On the contentious issue of team selection, gone are the days of arbitrary and impromptu selection processes; an issue that caused many a fight between athletes and officials in 1980s, 1990s and 2000s.
Today, national teams are selected using pre-specified policies and qualification standards. Coaches and administrators can no longer huddle in dark rooms picking favorite athletes and others from whom they could get “favors”. Standards for 2015’s
international competitions were released on January 1st. After that, athletes select themselves into the national team by meeting the qualifying standards.
Finally, Ghana for the first time in its history, held 2 successful world-class Grand Prix competitions in 2011 and 2012 bringing together athletes from at least a dozen different countries, including Jamaica, USA, South Africa, Kenya, Uganda, France, etc.
The pieces of information presented above reflect facts. Therefore GAA is at a loss to understand why anyone would lead the ex-President to make the statement attributed to him.

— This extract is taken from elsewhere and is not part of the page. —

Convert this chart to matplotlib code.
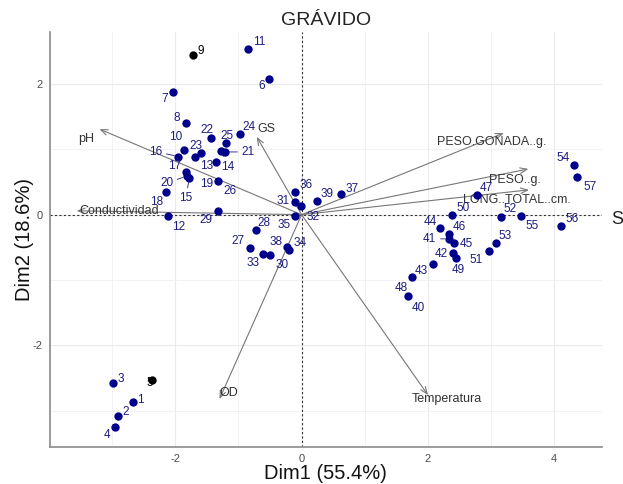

It is demoralizing for an athlete performing at levels that no other Ghanaian has, to hear the former President consider their accomplishments as sign of “standards having fallen low”.
Historically best performances, especially across more events than ever before, do not reflect falling standards. These are athletes who are killing themselves for Ghana, sometimes competing at international competitions without receiving their per diem allowances, as was the case at the African Championship in Morocco last year.
If the former president has been misled into thinking standards are currently falling in Ghana athletics, then one has to wonder what the motive is. Why would anyone feed a prominent figure like Ex-President Rawlings information that helped him come to such an inaccurate description of the health of Athletics? Are there challenges? Yes, just like every single sport, even football.
The truth is that Ghana Athletics is alive and well, and we must celebrate the young men and women who don the red, gold and green; especially when some of their performances reflect the best ever by a Ghanaian.